Mormonism must, indeed, come to reckon with its violent past and patriarchal present. The community’s deep and entrenched reticence has itself contributed to onlookers assuming the worst. Mormons must be hiding something, is easy to conclude. But progress is also stymied by reductive depictions that make Latter-day Saints feel like their rich, complicated, and multi-layered faith and history has been condensed to its worst elements. The TV series does much better than Krakauer’s book at depicting the multitudes that Mormonism contains, but it still presents maliciousness as its core.
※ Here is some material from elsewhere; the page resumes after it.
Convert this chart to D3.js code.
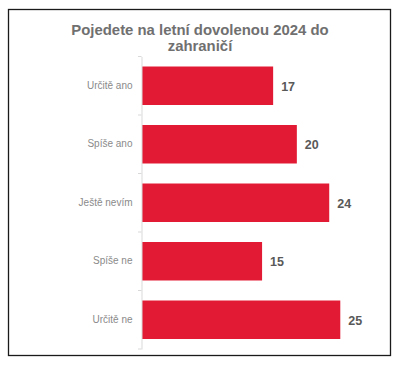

We’re living in a golden age of television, and Under the Banner of Heaven represents much of the industry’s best. It’s beautifully shot, impeccably acted, and movingly scored. The storyline vacillates from suspense to soul-searching, and the cinematic effects are useful and riveting. Though the storytelling can at times be a tad loose—the Pyre family’s narrative is never fully developed, nor is Ron’s descent to madness fully believable—it remains overall quite compelling.
Even if religion scholars might wince at Mormonism’s reductive framing, much of which takes place in the first episode, most will enjoy the show as it settles into the well-established groove of a true-crime mystery. Whether or not the series makes a big splash, or has a lasting impact, it’s unlikely to significantly alter the legacy of the Church left by Krakauer’s book.